Figure 1. The challenge of reaction network complexity in catalyst discovery.

(a) Reaction network for the reaction of syngas (CO+H₂) to CO₂, water, methane, methanol, acetaldehyde and ethanol, including surface-adsorbed intermediates with up two carbons and two oxygens (C1/C2 chemistries). Even for this reduced network, there are hundreds of reactions and thousands of possible mechanisms to consider for each new catalyst active site, which are prohibitively expensive for materials discovery screens. (b) The reduced network for syngas reactivity on Rh(1 1 1), producing acetaldehyde selectively as confirmed by the experiment. The reduction from (a) to this subset is made more efficient and uses far fewer full-accuracy DFT calculations using the methods in this work.

Figure 2. Successive approximations and feedback scheme used to determine which reaction pathways are important.

(a) Levels of detail necessary to determine whether a reaction pathway is significant. Measurements of each quantity are possible with DFT (and uncertainties provided by the BEEF-vdW functional), but are computationally expensive. These quantities can be predicted from chemical structure using a combination of group additivity, machine learning and linear scaling relations but with greater uncertainty. (b) Online model exploration methodology. In each iteration, redictions are made for the transition-state free energy of every reaction. Reactions that have a high likelihood of affecting the most likely pathway are selected for additional study with full accuracy (DFT/BEEF-vdW).

Figure 3. Reaction network exploration using predictive reaction energetic models.

(a) Convergence of the reaction network at each iteration of the process shown in Fig. 2. At each iteration, DFT calculations are performed for important intermediate species and transition states, allowing model performance to improve at each iteration. (b) Convergence of the most likely pathway for the production of ethanol on Rh(1 1 1). Direct CO scission is initially predicted to be the most likely process for the scission. By the fifth iteration, the correct CO scission step (CH–OH scission) found in the mechanism is mostly similar to the converged most likely network. By the ninth iteration, the converged most likely pathway is identified, and successive measurements focus on less likely pathways.

Figure 4. Reaction networks for the CO+H₂ reaction on Rh(1 1 1) under DFT uncertainty provided by the BEEF-vdW functional.

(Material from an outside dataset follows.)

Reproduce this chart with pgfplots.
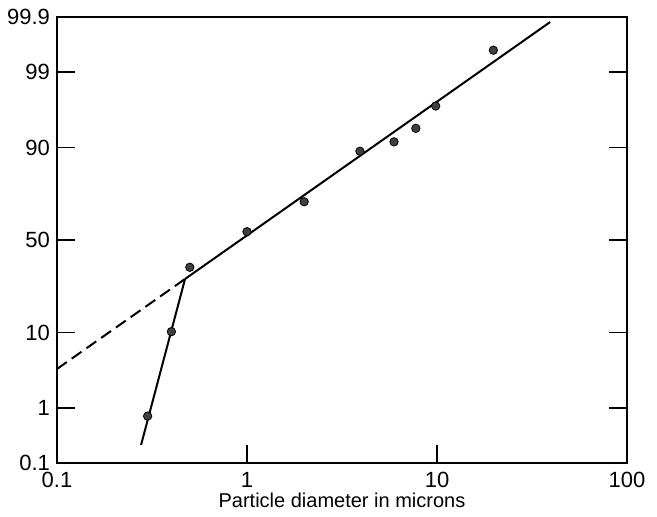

(a) All reactions considered for C1 and CCO/OCCO chemistry on Rh(1 1 1). (b) Pathway with the lowest expected limiting transition-state energy, yielding acetaldehyde as a final product. (c) Including less likely reactions in the final mechanism increases the probability that the final network contains the actual rate-limiting step. (d) Reduced mechanism at the 80% confidence level, showing selectivity problems to water and CO₂. (e) Reduced mechanism at the 90% confidence level, suggesting methanol cannot be ruled out as a final product at this confidence level given DFT-level uncertainty.